Not that anybody who has ever heard Yariv Aloni and the Greater Victoria Youth Orchestra would have had any qualms about Sunday's programme, which closed with Brahms' Symphony No.2. These hands are as far from being the wrong ones as can be imagined and, in the event, the symphony seemed, if anything, rather short.
This Brahms 2 was not one of those performances in which every tempo, every detail seemed perfect judged; it may not be the only way to play the music, but it certainly seemed so at the time.
The symphony's opening was beautifully textured, the development section made it clear that this is serious music, and there was considerable inner detail - in, for example, the violas - which I had never noticed before.
The remaining movements flew by (not literally), with a wealth of detail and some beautiful playing from all sections - what a fine incarnation of the orchestra this is! - all leading, inevitably, to a blazing final coda, which brought a well-deserved storm of applause.
The first half of the programme featured two exceptional members of the orchestra in solo rôles.
One might confuse the opening few bars of Prokofiev's Violin Concerto No.1 with those of the Sibelius concerto: shimmering viola tremolandos supporting a lyrical solo entry. But a few more bars, with their angular melodic lines, reveals the true composer.

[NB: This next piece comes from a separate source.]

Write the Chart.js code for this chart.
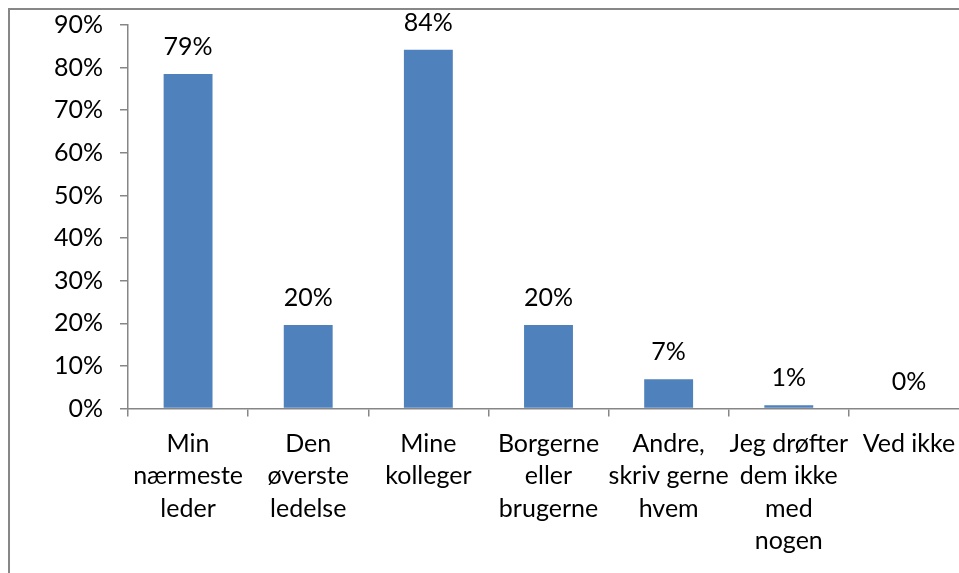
<!DOCTYPE html>
<html lang="da">
<head>
<meta charset="utf-8">
<title>Hvem drøfter du dem med</title>
<script src="https://cdn.jsdelivr.net/npm/chart.js@4.4.1/dist/chart.umd.min.js"></script>
<style>
  html, body { margin: 0; padding: 0; background: #fff; overflow: hidden; }
  #frame {
    position: absolute; left: 8px; top: 8px;
    width: 1000px; height: 620px;
    border: 2px solid #878787;
    overflow: hidden;
  }
  #chart { display: block; }
</style>
</head>
<body>
<div id="frame">
  <canvas id="chart" width="960" height="590"></canvas>
</div>
<script>
// data
const categories = [
  ['Min', 'nærmeste', 'leder'],
  ['Den', 'øverste', 'ledelse'],
  ['Mine', 'kolleger'],
  ['Borgerne', 'eller', 'brugerne'],
  ['Andre,', 'skriv gerne', 'hvem'],
  ['Jeg drøfter', 'dem ikke', 'med', 'nogen'],
  ['Ved ikke']
];
const shares = [78.5, 19.6, 84.2, 19.6, 6.85, 0.75, 0];
const yTicks = [0, 10, 20, 30, 40, 50, 60, 70, 80, 90];

const AXIS_GREY = '#868686';
const BAR_BLUE = '#4F81BD';
const FONT = 'Lato, "Open Sans", sans-serif';

Chart.defaults.font.family = FONT;
Chart.defaults.font.size = 25;
Chart.defaults.color = '#000';

// percentage labels above each bar
const barValueLabels = {
  id: 'barValueLabels',
  afterDatasetsDraw(chart) {
    const { ctx } = chart;
    const meta = chart.getDatasetMeta(0);
    ctx.save();
    ctx.font = '25px ' + FONT;
    ctx.fillStyle = '#000';
    ctx.textAlign = 'center';
    ctx.textBaseline = 'alphabetic';
    meta.data.forEach((bar, i) => {
      ctx.fillText(Math.round(shares[i]) + '%', bar.x, bar.y - 19);
    });
    ctx.restore();
  }
};

new Chart(document.getElementById('chart').getContext('2d'), {
  type: 'bar',
  data: {
    labels: categories,
    datasets: [{
      data: shares,
      backgroundColor: BAR_BLUE,
      borderWidth: 0,
      categoryPercentage: 1,
      barPercentage: 0.407
    }]
  },
  options: {
    responsive: false,
    animation: false,
    layout: { padding: { top: 0, right: 1, left: 0, bottom: 0 } },
    plugins: { legend: { display: false }, tooltip: { enabled: false } },
    scales: {
      x: {
        grid: { display: true, drawOnChartArea: false, drawTicks: true, tickLength: 8, color: AXIS_GREY, lineWidth: 1.5, offset: true },
        border: { display: true, color: AXIS_GREY, width: 1.5 },
        ticks: { padding: 11, maxRotation: 0, autoSkip: false, font: { size: 25, lineHeight: 1.3 }, color: '#000' },
        afterFit: s => { s.height = 191.5; }
      },
      y: {
        min: yTicks[0],
        max: yTicks[yTicks.length - 1],
        grid: { display: true, drawOnChartArea: false, drawTicks: true, tickLength: 8, color: AXIS_GREY, lineWidth: 1.5 },
        border: { display: true, color: AXIS_GREY, width: 1.5 },
        ticks: { stepSize: 10, padding: 17, color: '#000', font: { size: 25 }, callback: v => v + '%' },
        afterBuildTicks: s => { s.ticks = yTicks.map(v => ({ value: v })); },
        afterFit: s => { s.width = 118; s.paddingTop = 15; s.paddingBottom = 0; }
      }
    }
  },
  plugins: [barValueLabels]
});
</script>
</body>
</html>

Eehjoon Kwon, normally the orchestra's concertmaster (a rôle she resumed for the Brahms) played exceptionally, from her initial, confident entry to the closing bars; her tone was lovely and her way with the music most convincing. As was the accompaniment, Aloni adroitly managing the tempo changes, the orchestra producing a rich, full sound.
I must admit my primary interest in Launy Grøndahl was as a conductor (his pioneering 1951 account of Nielsen's "Inextinguishable" Symphony remains, in many ways, unsurpassed).
It turns out that he was a fine composer as well and his Trombone Concerto is surely worth more than the very occasional outing.
The work opens with a fairly abrupt gesture - throughout the piece there were at least nods in the direction of Nielsen - followed by a perhaps surprisingly lyrical solo. Liam Caveney proved the master of the concerto, a most attractive work. He displayed a fine attractive, mellow tone and marvellously agile technique.
The Greater Victoria Youth Orchestra and its Music Director continue to go from strength to strength.